At that time, Italian engineering company Bonifica came up with a plan to construct a 2,400km canal.

“I sent one of our engineers to the USA, to purchase reliable maps of Africa, which were made by the US Air Force ," reminisces Marcello Vichi, the Italian engineer who worked on the project.

The canal would transfer up to 100 billion cubic metres of water a year from the mighty Congo River all the way to the Chari River basin which feeds Lake Chad. It would not only supply the lake with water, but also featured a series of dams along the route to generate electricity, helping the local economy.

Bonifica said its plan would use less than 8% of the water the Congo River otherwise discharges into the Atlantic. This might surprise you but neither governments of African countries nor financial groups made any response.

Three decades later, they surprisingly started to focus on the Transaqua project. Even though the Lake Chad Basin Commission approved the plan in 2018, it's to this day not sure whether the canal will be built.

No solution in sight

Transaqua canal has many proponents as well as opponents. Nigeria, for instance, says there is no time to waste and the canal should be constructed to restore the economy in the Lake Chad basin.

Otherwise, the humanitarian crisis will continue and the people will migrate to other regions. The U.N. also advocates watering the lake to reverse the crisis.

 Lake Chad from space
 Lake Chad, 2019, shot from space

Unlike Nigeria, PowerChina, a company building water plants,African Development Bank, and the rest of the surrounding countries support the project.

However, the Transaqua project still has many opponents, such as Congo, where the canal would also run. Congo declares that they were not approached to discuss the project.

Some scientists also fear that the canal would harm the environment in the Congo and Chari River basin.

And there are also safety barriers. The construction of the canal requires peace.

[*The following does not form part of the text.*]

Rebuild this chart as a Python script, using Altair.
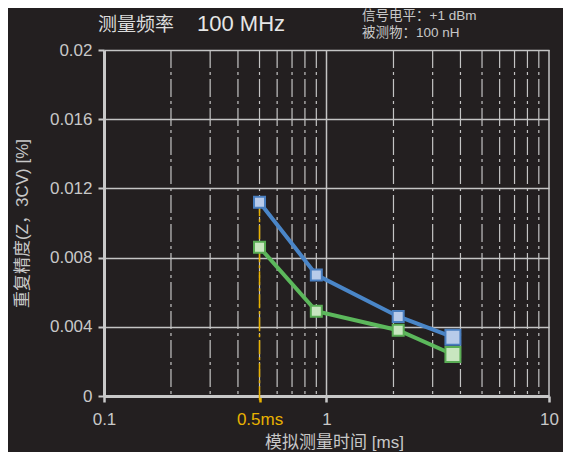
import altair as alt
import pandas as pd

# ---- data ----
t_ms = [0.5, 0.9, 2.1, 3.7]
blue_cv = [0.0112, 0.0070, 0.0046, 0.0034]
green_cv = [0.0086, 0.0049, 0.0038, 0.0024]
series = ["s1", "s2"]
minor_x = [0.2, 0.3, 0.4, 0.5, 0.6, 0.7, 0.8, 0.9, 2, 3, 4, 5, 6, 7, 8, 9]
major_x = [1, 10]
x_ticks = [0.1, 0.5, 1, 10]
y_ticks = [0, 0.004, 0.008, 0.012, 0.016, 0.02]
marker_t = [0.5]
marker_cv = [0.0112]

title_label = "测量频率"
title_value = "100 MHz"
info_lines = ["信号电平：+1 dBm", "被测物：100 nH"]
x_title = "模拟测量时间 [ms]"
y_title = "重复精度(Z，3CV) [%]"

BG = "#231f20"
FG = "#c8c8c8"
ORANGE = "#e8b200"
FONT = "Liberation Sans, Noto Sans CJK SC"

df = pd.DataFrame({
    "t": t_ms + t_ms,
    "cv": blue_cv + green_cv,
    "s": [series[0]] * len(t_ms) + [series[1]] * len(t_ms),
})
minor_df = pd.DataFrame({"t": minor_x})
major_df = pd.DataFrame({"t": major_x})
mark_df = pd.DataFrame({"t": marker_t, "cv": marker_cv})
one = pd.DataFrame({"a": [0]})

xscale = alt.Scale(type="log", domain=[0.1, 10])
yscale = alt.Scale(domain=[0, 0.02])

xaxis = alt.Axis(
    values=x_ticks, grid=False, title=x_title,
    labelExpr="datum.value == 0.5 ? '0.5ms' : '' + datum.value",
    labelColor={"condition": {"test": "datum.value == 0.5", "value": ORANGE}, "value": FG},
    tickColor={"condition": {"test": "datum.value == 0.5", "value": ORANGE}, "value": FG},
    labelFlush=False, labelFontSize=17, labelFont=FONT,
    labelPadding=9, tickSize=6, tickWidth=2.5,
    domainColor=FG, domainWidth=3,
    titleColor=FG, titleFontSize=17, titleFont=FONT, titleFontWeight="normal",
    titleX=230, titleY=46, titleBaseline="middle", titleAnchor="middle",
)
yaxis = alt.Axis(
    values=y_ticks, grid=True, gridColor="#c4c4c4", gridWidth=1.5,
    title=y_title, labelExpr="'' + datum.value",
    labelColor=FG, labelFontSize=17, labelFont=FONT, labelPadding=6,
    tickSize=6, tickWidth=2, tickColor=FG,
    domainColor=FG, domainWidth=3,
    titleColor=FG, titleFontSize=17, titleFont=FONT, titleFontWeight="normal",
    titleX=-82, titleY=173, titleAngle=-90,
    titleBaseline="middle", titleAlign="center",
)

X = alt.X("t:Q", scale=xscale, axis=xaxis)
Y = alt.Y("cv:Q", scale=yscale, axis=yaxis)

minor = alt.Chart(minor_df).mark_rule(
    color="#c4c4c4", strokeWidth=1.2, strokeDash=[18, 4, 3, 4]
).encode(x=X, y=alt.value(0), y2=alt.value(346))
major = alt.Chart(major_df).mark_rule(color="#c4c4c4", strokeWidth=1.5).encode(
    x=X, y=alt.value(0), y2=alt.value(346))
orange = alt.Chart(mark_df).mark_rule(
    color=ORANGE, strokeWidth=1.5, strokeDash=[14, 3, 3, 3]
).encode(x=X, y=Y, y2=alt.value(353))

color_scale = alt.Scale(domain=series, range=["#4a86c8", "#5cb85c"])
fill_scale = alt.Scale(domain=series, range=["#b8cbea", "#c8e6c0"])
stroke_scale = alt.Scale(domain=series, range=["#4a7fc0", "#5aad55"])

lines = alt.Chart(df).mark_line(strokeWidth=4).encode(
    x=X, y=Y, color=alt.Color("s:N", scale=color_scale, legend=None),
)
points = alt.Chart(df).mark_square(filled=True, strokeWidth=2, opacity=1).encode(
    x=X, y=Y,
    fill=alt.Fill("s:N", scale=fill_scale, legend=None),
    stroke=alt.Stroke("s:N", scale=stroke_scale, legend=None),
    size=alt.condition("datum.t > 3", alt.value(225), alt.value(121)),
)

t1 = alt.Chart(one).mark_text(
    align="left", baseline="alphabetic", fontSize=19, font=FONT, color="#dcdcdc"
).encode(x=alt.value(-6), y=alt.value(-19), text=alt.value(title_label))
t2 = alt.Chart(one).mark_text(
    align="left", baseline="alphabetic", fontSize=22, font=FONT, color="#e6e6e6"
).encode(x=alt.value(93), y=alt.value(-19), text=alt.value(title_value))
t3 = alt.Chart(one).mark_text(
    align="left", baseline="middle", fontSize=13.5, font=FONT, color="#c8c8c8"
).encode(x=alt.value(258), y=alt.value(-34), text=alt.value(info_lines[0]))
t4 = alt.Chart(one).mark_text(
    align="left", baseline="middle", fontSize=13.5, font=FONT, color="#c8c8c8"
).encode(x=alt.value(258), y=alt.value(-17), text=alt.value(info_lines[1]))

chart = alt.layer(minor, major, orange, lines, points, t1, t2, t3, t4).properties(
    width=445, height=346,
    autosize=alt.AutoSizeParams(type="none"),
    padding={"left": 96, "top": 42, "right": 14, "bottom": 56},
    background=BG,
).configure_view(stroke=None)

chart.save("out.html", embed_options={"renderer": "svg", "actions": False})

If peace is not achieved, Transaqua remains only a plan.

The worst thing is that, while many stakeholders waste time arguing, people living around Lake Chad still suffer.

49 million people lost their livelihood in 2009 due to poor fishing. The total of 10 million people need humanitarian aid and half a million children are suffering from severe acute malnutrition.

You can surely imagine how serious the situation is and the extent to which the locals need freshwater provided by the lake years ago.